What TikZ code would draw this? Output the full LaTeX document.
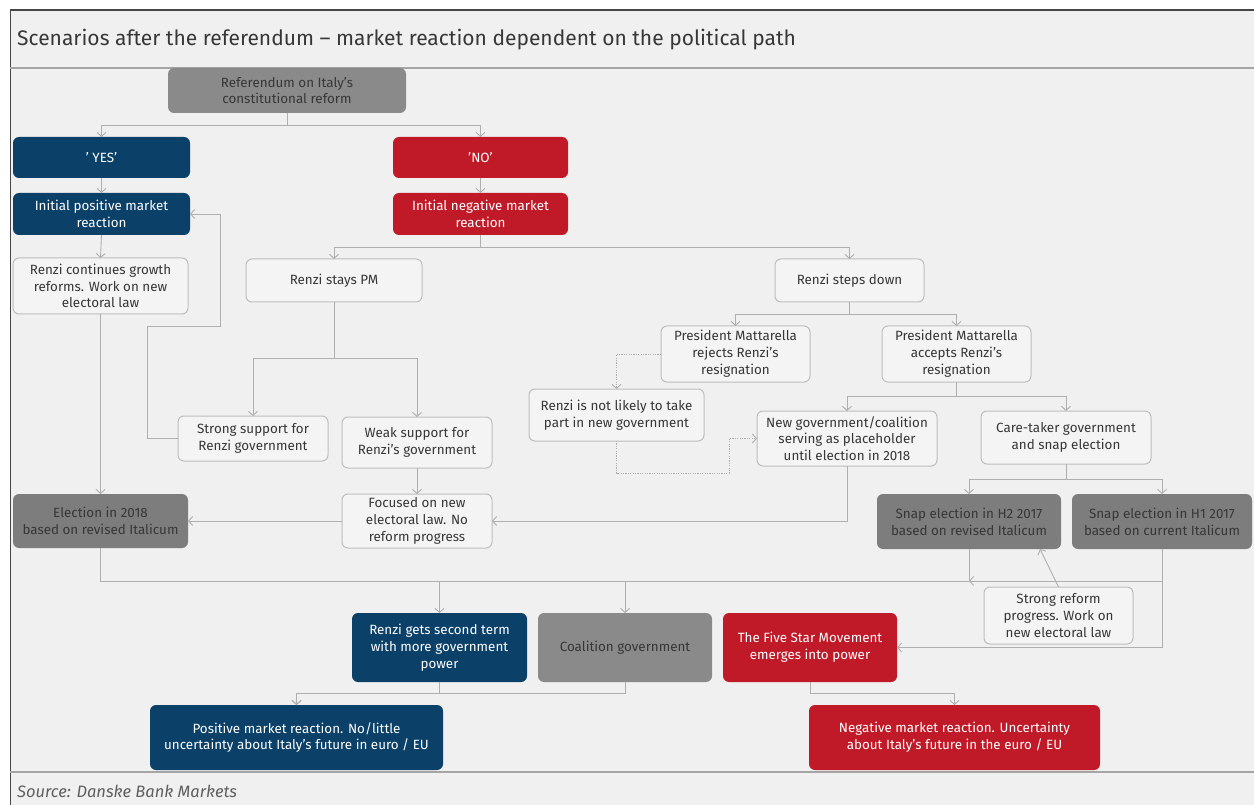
\documentclass[tikz,border=0pt]{standalone}
\usepackage{fontspec}
\setmainfont{Fira Sans}
\usetikzlibrary{arrows.meta}
\definecolor{dbblue}{RGB}{11,64,104}
\definecolor{dbred}{RGB}{192,26,40}
\definecolor{dbgray}{RGB}{125,125,125}
\definecolor{dbgraylt}{RGB}{138,138,138}
\definecolor{dbtext}{RGB}{55,55,55}
\definecolor{panel}{RGB}{240,240,240}
\definecolor{boxwhite}{RGB}{244,244,244}
\definecolor{boxline}{RGB}{190,190,190}
\definecolor{lncol}{RGB}{175,175,175}
\definecolor{topline}{RGB}{70,70,70}
\definecolor{hdrline}{RGB}{165,165,165}
\tikzset{
  box/.style={rectangle, rounded corners=6pt, align=center, inner sep=2pt, outer sep=0pt,
    font=\fontsize{13.4}{16.8}\selectfont},
  wh/.style 2 args={minimum width=#1pt, minimum height=#2pt},
  bluebox/.style={box, fill=dbblue, text=white},
  redbox/.style={box, fill=dbred, text=white},
  graybox/.style={box, fill=dbgray, text=dbtext},
  whitebox/.style={box, fill=boxwhite, draw=boxline, line width=1pt, text=dbtext},
  conn/.style={draw=lncol, line width=0.9pt},
  arr/.style={conn, -{Straight Barb[length=4pt,width=9pt]}},
  darr/.style={arr, dash pattern=on 1.2pt off 1.2pt},
}
\begin{document}
\begin{tikzpicture}[x=1pt,y=-1pt]
\useasboundingbox (0,0) rectangle (1254,805);
\fill[white] (0,0) rectangle (1254,805);
\fill[panel] (10,10) rectangle (1254,805);
\draw[topline, line width=2pt] (10,10) -- (1254,10);
\draw[topline, line width=1pt] (10,10) -- (10,805);
\draw[hdrline, line width=1.5pt] (10,68) -- (1254,68);
\draw[hdrline, line width=1.5pt] (10,772) -- (1254,772);
\node[anchor=west, text=dbtext, font=\fontsize{21}{25}\selectfont, inner sep=0pt] (title) at (17,40)
  {Scenarios after the referendum – market reaction dependent on the political path};
\node[anchor=west, text=dbtext!80, font=\fontsize{16.5}{19}\selectfont\itshape, inner sep=0pt] (source) at (17,791)
  {Source: Danske Bank Markets};

% nodes
\node[box, fill=dbgraylt, text=dbtext, wh={238}{45}] (ref) at (287,90.5) {Referendum on Italy's\\constitutional reform};
\node[bluebox, wh={177}{41}] (yes) at (101.5,157.5) {' YES'};
\node[redbox, wh={175}{41}] (no) at (480.5,157.5) {'NO'};
\node[bluebox, wh={177}{42}] (ipos) at (101.5,214) {Initial positive market\\reaction};
\node[redbox, wh={175}{42}] (ineg) at (480.5,214) {Initial negative market\\reaction};
\node[whitebox, wh={175}{56}] (rcont) at (100.5,286) {Renzi continues growth\\reforms. Work on new\\electoral law};
\node[whitebox, wh={176}{43}] (stays) at (334,280.5) {Renzi stays PM};
\node[whitebox, wh={149}{43}] (steps) at (849.5,280.5) {Renzi steps down};
\node[whitebox, wh={149}{56}] (rej) at (735.5,354) {President Mattarella\\rejects Renzi's\\resignation};
\node[whitebox, wh={149}{56}] (acc) at (956.5,354) {President Mattarella\\accepts Renzi's\\resignation};
\node[whitebox, wh={175}{52}] (notlik) at (616.5,415) {Renzi is not likely to take\\part in new government};
\node[whitebox, wh={180}{55}] (newgov) at (847,438.5) {New government/coalition\\serving as placeholder\\until election in 2018};
\node[whitebox, wh={170}{53}] (care) at (1066,437.5) {Care-taker government\\and snap election};
\node[whitebox, wh={150}{45}] (strong) at (253,438.5) {Strong support for\\Renzi government};
\node[whitebox, wh={150}{51}] (weak) at (417,442.5) {Weak support for\\Renzi's government};
\node[whitebox, wh={150}{54}] (focus) at (417,521) {Focused on new\\electoral law. No\\reform progress};
\node[graybox, wh={175}{54}] (elec) at (100.5,521) {Election in 2018\\based on revised Italicum};
\node[graybox, wh={184}{55}] (h2) at (969,521.5) {Snap election in H2 2017\\based on revised Italicum};
\node[graybox, wh={180}{55}] (h1) at (1162,521.5) {Snap election in H1 2017\\based on current Italicum};
\node[whitebox, wh={149}{57}] (sreform) at (1058.5,615.5) {Strong reform\\progress. Work on\\new electoral law};
\node[bluebox, wh={175}{69}] (second) at (439.5,647.5) {Renzi gets second term\\with more government\\power};
\node[box, fill=dbgraylt, text=dbtext, wh={174}{69}] (coal) at (625,647.5) {Coalition government};
\node[redbox, wh={174}{69}] (five) at (810,647.5) {The Five Star Movement\\emerges into power};
\node[bluebox, wh={293}{65}] (pos) at (296.5,737.5) {Positive market reaction. No/little\\uncertainty about Italy's future in euro / EU};
\node[redbox, wh={291}{65}] (neg) at (954.5,737.5) {Negative market reaction. Uncertainty\\about Italy's future in the euro / EU};

% helper coordinates
\coordinate (fb1) at (147,326);
\coordinate (fb2) at (220,326);
\coordinate (d1) at (616.5,473);
\coordinate (d2) at (729,473);
\coordinate (busL) at (100.5,581);

% connectors
\draw[arr] (ref.south) |- ([yshift=12pt]yes.north) -- (yes.north);
\draw[arr] (ref.south) |- ([yshift=12pt]no.north) -- (no.north);
\draw[arr] (yes.south) -- (ipos.north);
\draw[arr] (no.south) -- (ineg.north);
\draw[arr] (ipos.south) -- (rcont.north);
\draw[arr] (rcont.south) -- (elec.north);
\draw[arr] (ineg.south) |- ([yshift=12pt]stays.north) -- (stays.north);
\draw[arr] (ineg.south) |- ([yshift=12pt]steps.north) -- (steps.north);
\draw[arr] (stays.south) |- ([yshift=58pt]strong.north) -- (strong.north);
\draw[arr] (stays.south) |- ([yshift=59pt]weak.north) -- (weak.north);
\draw[arr] (strong.west) -| (fb1) -- (fb2) |- (ipos.east);
\draw[arr] (weak.south) -- (focus.north);
\draw[arr] (focus.west) -- (elec.east);
\draw[arr] (steps.south) |- ([yshift=12pt]rej.north) -- (rej.north);
\draw[arr] (steps.south) |- ([yshift=12pt]acc.north) -- (acc.north);
\draw[darr] (rej.west) -| (notlik.north);
\draw[darr] (notlik.south) -- (d1) -- (d2) |- (newgov.west);
\draw[arr] (acc.south) |- ([yshift=15pt]newgov.north) -- (newgov.north);
\draw[arr] (acc.south) |- ([yshift=15pt]care.north) -- (care.north);
\draw[arr] (newgov.south) |- (focus.east);
\draw[arr] (care.south) |- ([yshift=15pt]h2.north) -- (h2.north);
\draw[arr] (care.south) |- ([yshift=15pt]h1.north) -- (h1.north);
\draw[arr] (elec.south) |- ([yshift=32pt]second.north) -- (second.north);
\draw[arr] (elec.south) |- ([yshift=32pt]coal.north) -- (coal.north);
\draw[conn] (h2.south) |- (coal.north |- busL);
\draw[arr] (h1.south) |- (h2.south |- busL);
\draw[arr] (h1.south) |- (five.east);
\draw[arr] (sreform.north) -- ([xshift=-21pt]h2.south east);
\draw[arr] (second.south) |- ([yshift=12pt]pos.north) -- (pos.north);
\draw[arr] (coal.south) |- ([yshift=12pt]pos.north) -- (pos.north);
\draw[arr] (five.south) |- ([yshift=12pt]neg.north) -- (neg.north);
\end{tikzpicture}
\end{document}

━━━━━━━━

Omitting all images, print the listing exactly.

■ THE RESPONSE:
What TikZ code would draw this? Output the full LaTeX document.
\documentclass[tikz,border=0pt]{standalone}
\usepackage{fontspec}
\setmainfont{Fira Sans}
\usetikzlibrary{arrows.meta}
\definecolor{dbblue}{RGB}{11,64,104}
\definecolor{dbred}{RGB}{192,26,40}
\definecolor{dbgray}{RGB}{125,125,125}
\definecolor{dbgraylt}{RGB}{138,138,138}
\definecolor{dbtext}{RGB}{55,55,55}
\definecolor{panel}{RGB}{240,240,240}
\definecolor{boxwhite}{RGB}{244,244,244}
\definecolor{boxline}{RGB}{190,190,190}
\definecolor{lncol}{RGB}{175,175,175}
\definecolor{topline}{RGB}{70,70,70}
\definecolor{hdrline}{RGB}{165,165,165}
\tikzset{
  box/.style={rectangle, rounded corners=6pt, align=center, inner sep=2pt, outer sep=0pt,
    font=\fontsize{13.4}{16.8}\selectfont},
  wh/.style 2 args={minimum width=#1pt, minimum height=#2pt},
  bluebox/.style={box, fill=dbblue, text=white},
  redbox/.style={box, fill=dbred, text=white},
  graybox/.style={box, fill=dbgray, text=dbtext},
  whitebox/.style={box, fill=boxwhite, draw=boxline, line width=1pt, text=dbtext},
  conn/.style={draw=lncol, line width=0.9pt},
  arr/.style={conn, -{Straight Barb[length=4pt,width=9pt]}},
  darr/.style={arr, dash pattern=on 1.2pt off 1.2pt},
}
\begin{document}
\begin{tikzpicture}[x=1pt,y=-1pt]
\useasboundingbox (0,0) rectangle (1254,805);
\fill[white] (0,0) rectangle (1254,805);
\fill[panel] (10,10) rectangle (1254,805);
\draw[topline, line width=2pt] (10,10) -- (1254,10);
\draw[topline, line width=1pt] (10,10) -- (10,805);
\draw[hdrline, line width=1.5pt] (10,68) -- (1254,68);
\draw[hdrline, line width=1.5pt] (10,772) -- (1254,772);
\node[anchor=west, text=dbtext, font=\fontsize{21}{25}\selectfont, inner sep=0pt] (title) at (17,40)
  {Scenarios after the referendum – market reaction dependent on the political path};
\node[anchor=west, text=dbtext!80, font=\fontsize{16.5}{19}\selectfont\itshape, inner sep=0pt] (source) at (17,791)
  {Source: Danske Bank Markets};

% nodes
\node[box, fill=dbgraylt, text=dbtext, wh={238}{45}] (ref) at (287,90.5) {Referendum on Italy's\\constitutional reform};
\node[bluebox, wh={177}{41}] (yes) at (101.5,157.5) {' YES'};
\node[redbox, wh={175}{41}] (no) at (480.5,157.5) {'NO'};
\node[bluebox, wh={177}{42}] (ipos) at (101.5,214) {Initial positive market\\reaction};
\node[redbox, wh={175}{42}] (ineg) at (480.5,214) {Initial negative market\\reaction};
\node[whitebox, wh={175}{56}] (rcont) at (100.5,286) {Renzi continues growth\\reforms. Work on new\\electoral law};
\node[whitebox, wh={176}{43}] (stays) at (334,280.5) {Renzi stays PM};
\node[whitebox, wh={149}{43}] (steps) at (849.5,280.5) {Renzi steps down};
\node[whitebox, wh={149}{56}] (rej) at (735.5,354) {President Mattarella\\rejects Renzi's\\resignation};
\node[whitebox, wh={149}{56}] (acc) at (956.5,354) {President Mattarella\\accepts Renzi's\\resignation};
\node[whitebox, wh={175}{52}] (notlik) at (616.5,415) {Renzi is not likely to take\\part in new government};
\node[whitebox, wh={180}{55}] (newgov) at (847,438.5) {New government/coalition\\serving as placeholder\\until election in 2018};
\node[whitebox, wh={170}{53}] (care) at (1066,437.5) {Care-taker government\\and snap election};
\node[whitebox, wh={150}{45}] (strong) at (253,438.5) {Strong support for\\Renzi government};
\node[whitebox, wh={150}{51}] (weak) at (417,442.5) {Weak support for\\Renzi's government};
\node[whitebox, wh={150}{54}] (focus) at (417,521) {Focused on new\\electoral law. No\\reform progress};
\node[graybox, wh={175}{54}] (elec) at (100.5,521) {Election in 2018\\based on revised Italicum};
\node[graybox, wh={184}{55}] (h2) at (969,521.5) {Snap election in H2 2017\\based on revised Italicum};
\node[graybox, wh={180}{55}] (h1) at (1162,521.5) {Snap election in H1 2017\\based on current Italicum};
\node[whitebox, wh={149}{57}] (sreform) at (1058.5,615.5) {Strong reform\\progress. Work on\\new electoral law};
\node[bluebox, wh={175}{69}] (second) at (439.5,647.5) {Renzi gets second term\\with more government\\power};
\node[box, fill=dbgraylt, text=dbtext, wh={174}{69}] (coal) at (625,647.5) {Coalition government};
\node[redbox, wh={174}{69}] (five) at (810,647.5) {The Five Star Movement\\emerges into power};
\node[bluebox, wh={293}{65}] (pos) at (296.5,737.5) {Positive market reaction. No/little\\uncertainty about Italy's future in euro / EU};
\node[redbox, wh={291}{65}] (neg) at (954.5,737.5) {Negative market reaction. Uncertainty\\about Italy's future in the euro / EU};

% helper coordinates
\coordinate (fb1) at (147,326);
\coordinate (fb2) at (220,326);
\coordinate (d1) at (616.5,473);
\coordinate (d2) at (729,473);
\coordinate (busL) at (100.5,581);

% connectors
\draw[arr] (ref.south) |- ([yshift=12pt]yes.north) -- (yes.north);
\draw[arr] (ref.south) |- ([yshift=12pt]no.north) -- (no.north);
\draw[arr] (yes.south) -- (ipos.north);
\draw[arr] (no.south) -- (ineg.north);
\draw[arr] (ipos.south) -- (rcont.north);
\draw[arr] (rcont.south) -- (elec.north);
\draw[arr] (ineg.south) |- ([yshift=12pt]stays.north) -- (stays.north);
\draw[arr] (ineg.south) |- ([yshift=12pt]steps.north) -- (steps.north);
\draw[arr] (stays.south) |- ([yshift=58pt]strong.north) -- (strong.north);
\draw[arr] (stays.south) |- ([yshift=59pt]weak.north) -- (weak.north);
\draw[arr] (strong.west) -| (fb1) -- (fb2) |- (ipos.east);
\draw[arr] (weak.south) -- (focus.north);
\draw[arr] (focus.west) -- (elec.east);
\draw[arr] (steps.south) |- ([yshift=12pt]rej.north) -- (rej.north);
\draw[arr] (steps.south) |- ([yshift=12pt]acc.north) -- (acc.north);
\draw[darr] (rej.west) -| (notlik.north);
\draw[darr] (notlik.south) -- (d1) -- (d2) |- (newgov.west);
\draw[arr] (acc.south) |- ([yshift=15pt]newgov.north) -- (newgov.north);
\draw[arr] (acc.south) |- ([yshift=15pt]care.north) -- (care.north);
\draw[arr] (newgov.south) |- (focus.east);
\draw[arr] (care.south) |- ([yshift=15pt]h2.north) -- (h2.north);
\draw[arr] (care.south) |- ([yshift=15pt]h1.north) -- (h1.north);
\draw[arr] (elec.south) |- ([yshift=32pt]second.north) -- (second.north);
\draw[arr] (elec.south) |- ([yshift=32pt]coal.north) -- (coal.north);
\draw[conn] (h2.south) |- (coal.north |- busL);
\draw[arr] (h1.south) |- (h2.south |- busL);
\draw[arr] (h1.south) |- (five.east);
\draw[arr] (sreform.north) -- ([xshift=-21pt]h2.south east);
\draw[arr] (second.south) |- ([yshift=12pt]pos.north) -- (pos.north);
\draw[arr] (coal.south) |- ([yshift=12pt]pos.north) -- (pos.north);
\draw[arr] (five.south) |- ([yshift=12pt]neg.north) -- (neg.north);
\end{tikzpicture}
\end{document}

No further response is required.